[YOUR OBJECTIVE] Begin with the first line below and retype each line exactly through the line containing "(131,98) rectangle (803,619);". Any pictures are to be left out.

[DATA EXTRACT]
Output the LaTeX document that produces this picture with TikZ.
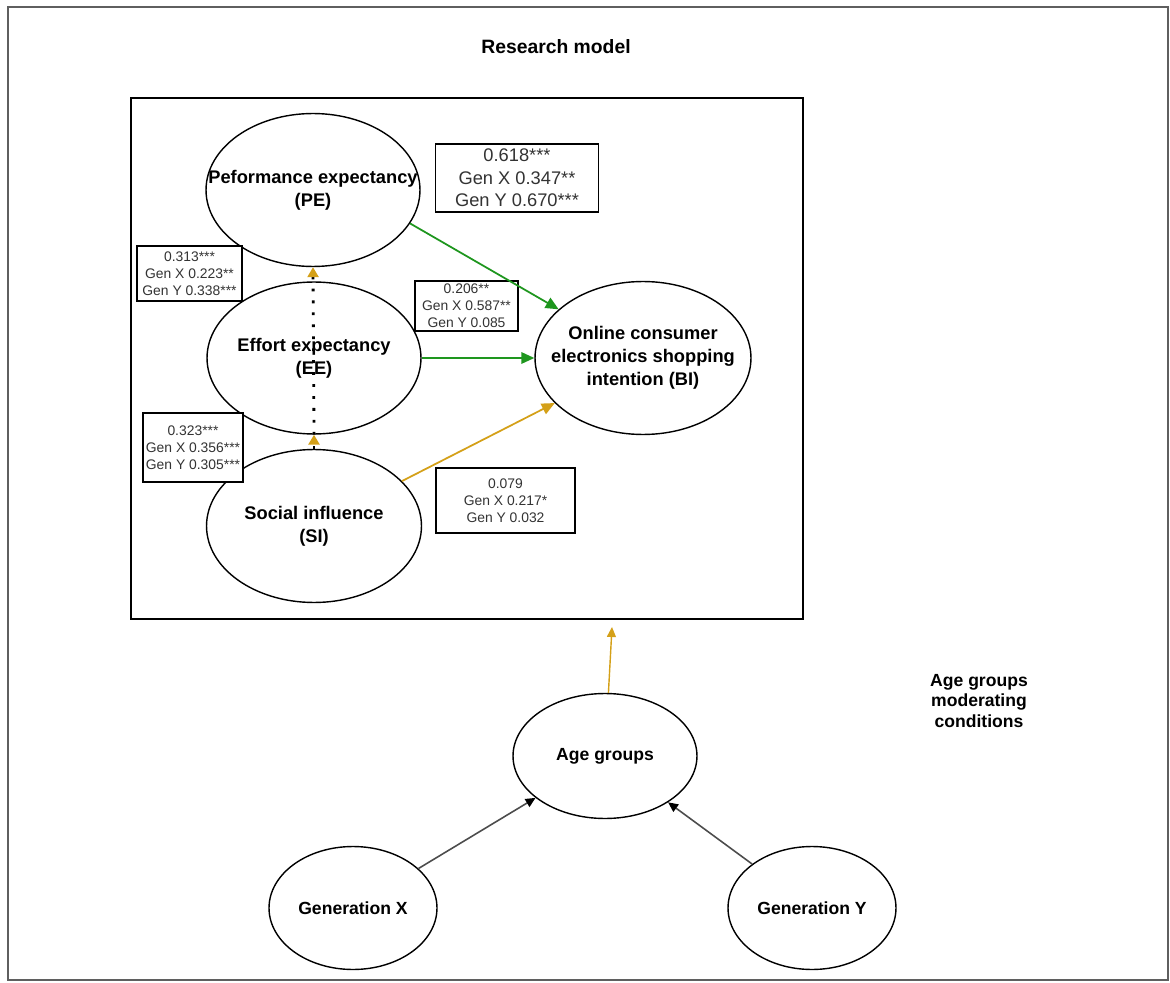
\documentclass[tikz,border=0pt]{standalone}
\usepackage{fontspec}
\setmainfont{Liberation Sans}
\usepackage{xcolor}
\usepackage{tikz}
\usetikzlibrary{arrows.meta,shapes.geometric}
\definecolor{pathgreen}{RGB}{30,150,30}
\definecolor{pathgold}{RGB}{212,160,24}
\definecolor{framegray}{RGB}{95,95,95}

\begin{document}
\begin{tikzpicture}[x=.02cm,y=-.02cm,
  construct/.style={draw,ellipse,line width=.8pt,inner sep=0pt},
  cname/.style={align=center,font=\bfseries\fontsize{10.4}{13}\selectfont},
  coef/.style={draw,fill=white,line width=.8pt,align=center,inner sep=0pt,text=black!80,font=\fontsize{7.9}{9.8}\selectfont},
  greenpath/.style={pathgreen,line width=1pt,-{Triangle[length=2.6mm,width=2.3mm]}},
  goldpath/.style={pathgold,line width=1pt,-{Triangle[length=2.6mm,width=2.3mm]}},
  dotpath/.style={line width=1.6pt,dash pattern=on 1.6pt off 5.2pt,-{Triangle[color=pathgold,length=2mm,width=2.2mm]}},
  genpath/.style={black!70,line width=.9pt,-{Triangle[black,length=2mm,width=1.8mm]}}]
\useasboundingbox (0,0) rectangle (1170,983);
\draw[framegray,line width=1pt] (8,7) rectangle (1168,980);
\node[font=\bfseries\fontsize{11}{13}\selectfont] (title) at (556,47) {Research model};
\draw[line width=1pt] (131,98) rectangle (803,619);

% constructs
\node[construct,minimum width=4.28cm,minimum height=3.06cm,label={[cname]center:{Peformance expectancy\\(PE)}}] (PE) at (313,190) {};
\node[construct,minimum width=4.28cm,minimum height=3.04cm,label={[cname]center:{Effort expectancy\\(EE)}}] (EE) at (314,358) {};
\node[construct,minimum width=4.3cm,minimum height=3.06cm,label={[cname]center:{Social influence\\(SI)}}] (SI) at (314,526) {};
\node[construct,minimum width=4.32cm,minimum height=3.06cm,label={[cname]center:{Online consumer\\electronics shopping\\intention (BI)}}] (BI) at (643,358) {};

% path coefficients
\node[coef,minimum width=3.26cm,minimum height=1.36cm,font=\fontsize{10.4}{12.8}\selectfont] (cPEBI) at (517,178) {0.618***\\Gen X 0.347**\\Gen Y 0.670***};
\node[coef,minimum width=2.1cm,minimum height=1.1cm] (cEEPE) at (189.5,273.5) {0.313***\\Gen X 0.223**\\Gen Y 0.338***};
\node[coef,minimum width=2.06cm,minimum height=1cm] (cEEBI) at (466.5,306) {0.206**\\Gen X 0.587**\\Gen Y 0.085};
\node[coef,minimum width=2cm,minimum height=1.38cm] (cSIEE) at (193,447.5) {0.323***\\Gen X 0.356***\\Gen Y 0.305***};
\node[coef,minimum width=2.78cm,minimum height=1.3cm] (cSIBI) at (505.5,500.5) {0.079\\Gen X 0.217*\\Gen Y 0.032};

\draw[greenpath] (PE.-19) -- (BI.150);
\draw[greenpath] (EE.east) -- (BI.west);
\draw[goldpath] (SI) -- (BI);
\draw[dotpath] (EE.south) -- (PE.south);
\draw[dotpath] (SI.north) -- (EE.south);

% moderator
\node[construct,minimum width=3.68cm,minimum height=2.5cm,label={[cname,font=\bfseries\fontsize{10}{12}\selectfont]center:Age groups}] (age) at (605,756) {};
\node[construct,minimum width=3.36cm,minimum height=2.46cm,label={[cname,font=\bfseries\fontsize{10}{12}\selectfont]center:Generation X}] (genX) at (353,908) {};
\node[construct,minimum width=3.36cm,minimum height=2.46cm,label={[cname,font=\bfseries\fontsize{10}{12}\selectfont]center:Generation Y}] (genY) at (812,908) {};
\node[cname,font=\bfseries\fontsize{10}{11.7}\selectfont] (modnote) at (979,701) {Age groups\\moderating\\conditions};
\coordinate (modelin) at (612,627);
\draw[goldpath,line width=.8pt,-{Triangle[length=2mm,width=1.8mm]}] (age) -- (modelin);
\draw[genpath] (genX) -- (age);
\draw[genpath] (genY) -- (age);
\end{tikzpicture}
\end{document}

[RESPONSE FOR THIS EXERCISE]
Output the LaTeX document that produces this picture with TikZ.
\documentclass[tikz,border=0pt]{standalone}
\usepackage{fontspec}
\setmainfont{Liberation Sans}
\usepackage{xcolor}
\usepackage{tikz}
\usetikzlibrary{arrows.meta,shapes.geometric}
\definecolor{pathgreen}{RGB}{30,150,30}
\definecolor{pathgold}{RGB}{212,160,24}
\definecolor{framegray}{RGB}{95,95,95}

\begin{document}
\begin{tikzpicture}[x=.02cm,y=-.02cm,
  construct/.style={draw,ellipse,line width=.8pt,inner sep=0pt},
  cname/.style={align=center,font=\bfseries\fontsize{10.4}{13}\selectfont},
  coef/.style={draw,fill=white,line width=.8pt,align=center,inner sep=0pt,text=black!80,font=\fontsize{7.9}{9.8}\selectfont},
  greenpath/.style={pathgreen,line width=1pt,-{Triangle[length=2.6mm,width=2.3mm]}},
  goldpath/.style={pathgold,line width=1pt,-{Triangle[length=2.6mm,width=2.3mm]}},
  dotpath/.style={line width=1.6pt,dash pattern=on 1.6pt off 5.2pt,-{Triangle[color=pathgold,length=2mm,width=2.2mm]}},
  genpath/.style={black!70,line width=.9pt,-{Triangle[black,length=2mm,width=1.8mm]}}]
\useasboundingbox (0,0) rectangle (1170,983);
\draw[framegray,line width=1pt] (8,7) rectangle (1168,980);
\node[font=\bfseries\fontsize{11}{13}\selectfont] (title) at (556,47) {Research model};
\draw[line width=1pt] (131,98) rectangle (803,619);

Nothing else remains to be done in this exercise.